Ero inoltre molto curioso e terribilmente affascinato dall’approccio osteopatico sul cranio dei neonati!
Ricordo con viva emozione il momento dell’espulsione (che fu precipitosa) e di come mi ritrovai curiosamente ad osservare da che parte si girasse la testa di mio figlia.
Tra la confusione e lo stupore di quei meravigliosi momenti, il pianto del bambino e le operazioni di accoglienza e di vestizione mi misero questo “esserino” tra le braccia per pochissimo, subito dopo la mamma.
Oddio quanto è piccolo, pensai, come si tocca un neonato?
Da che parte si comincia?
Le mani e le sensazioni mi guidarono e la prima cosa che accarezzai fu la sua testa…
Cercai di essere più delicato del velluto e sfiorando la sua morbida peluria mi misi a “sentire” se qualche percezione arrivasse come risposta nella mia mano!

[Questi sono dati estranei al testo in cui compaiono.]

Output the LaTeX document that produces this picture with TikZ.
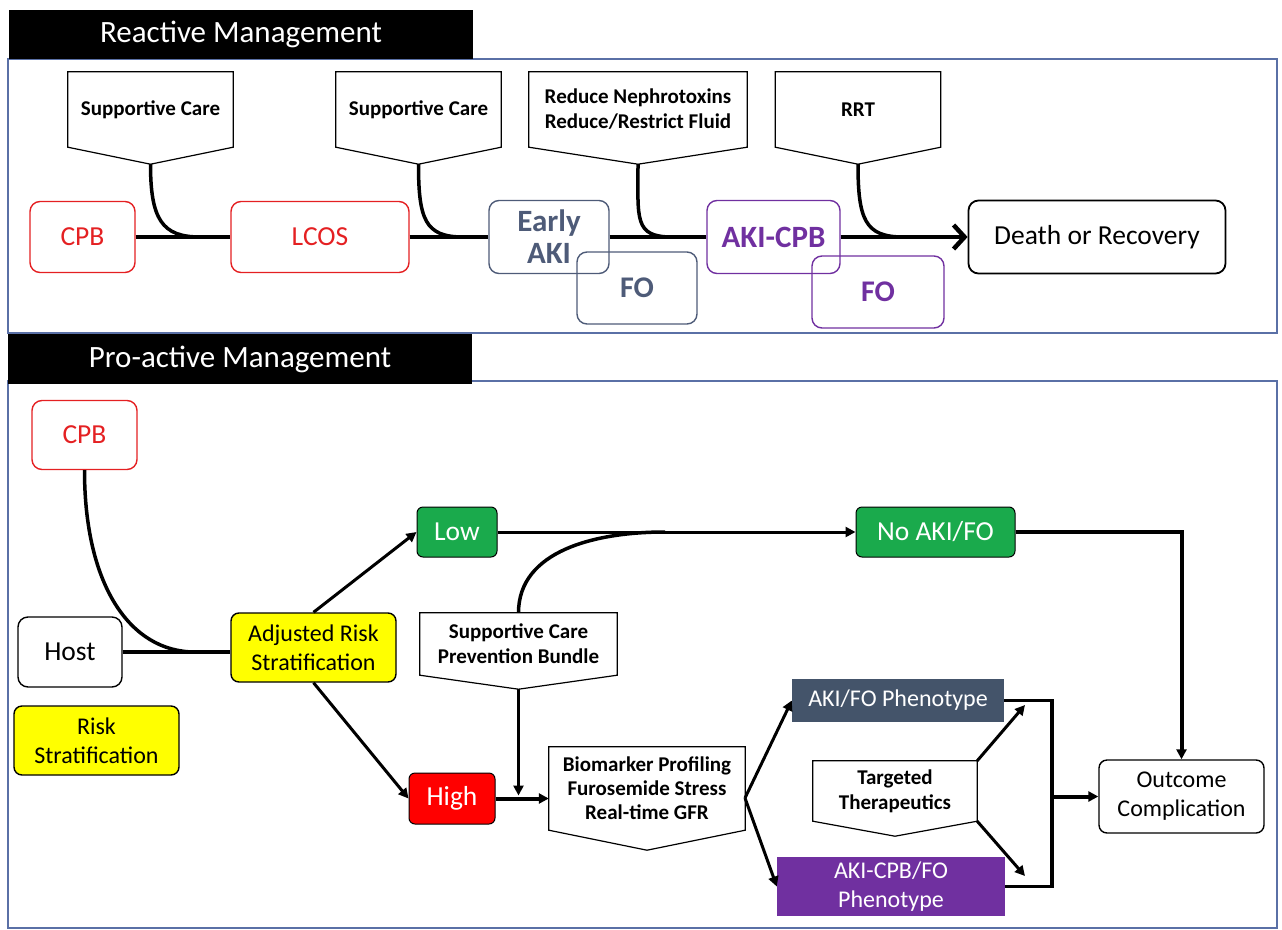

Non riuscivo, forse anche per le forti emozioni che provavo, a sentire il pulsare delle ossa del cranio nel loro processo di assestamento.
Non mi scoraggiai e, giorno dopo giorno, accarezzandolo con sempre più confidenza mi misi alla ricerca di un qualcosa che potesse farmi capire di più di quello che avevo solo teoricamente studiato sui libri.
Prova e riprova, un bel giorno la rivelazione!
Esistevano dei “solchi” tra un osso e l’altro ed erano talmente larghi che il mio dito poteva “camminarci dentro” Erano le “suture”.
Ogni tanto c’era un avvallamento più profondo, le “fontanelle”: quanto erano larghe!!!
Continuai la mia esplorazione soprattutto quando la piccolina dormiva o quando beveva il latte dalla mamma.
E finalmente un giorno affiorò sotto le mie mani una sensazione fantastica: il movimento! Si tutto si apriva e si chiudeva con un ritmo preciso che era regolato dal respiro. Potete immaginare l’emozione!!!
Non mi fermai in questa ricerca quotidiana di qualsiasi elemento che potesse farmi avanzare nella mia conoscenza e quando fui invitato a portare mia figlia al corso per mostrare ad altri colleghi come si lavora sui bambini fui estremamente felice.
Scoprivo, col tempo, come le fontanelle si chiudevano e come la morbidezza del cranio diventasse via via più consistente e come poco a poco i “solchi” che avevo sentito alla nascita si restringessero sempre di più.
Le suture iniziavano a saldarsi.
Crescendo mia figlia affrontava i suoi primi raffreddori, le sue piccole influenze, e io mi ritrovavo a comprimere il quarto ventricolo, ad aprire i mascellari con la certezza che questo la aiutasse a superare le crisi di crescita.
Poi è arrivata la mia seconda figlia.
Ero già’ al terzo anno di osteopatia e le mie mani, ma soprattutto le mie conoscenze si erano affinate e con lui fu tutto più’ facile.
Sembrava quasi provare un profondo piacere dal mio “camminare” non solo sul suo cranio ma anche sulla sua pancia morbida e piena di sorprese da scoprire.
E’ stato fantastico essere accompagnato nel corso dei miei faticosissimi studi dalle mie figlie che solo ora mi accorgo di avere avuto in dono per sperimentare “in diretta” la vita nel suo divenire.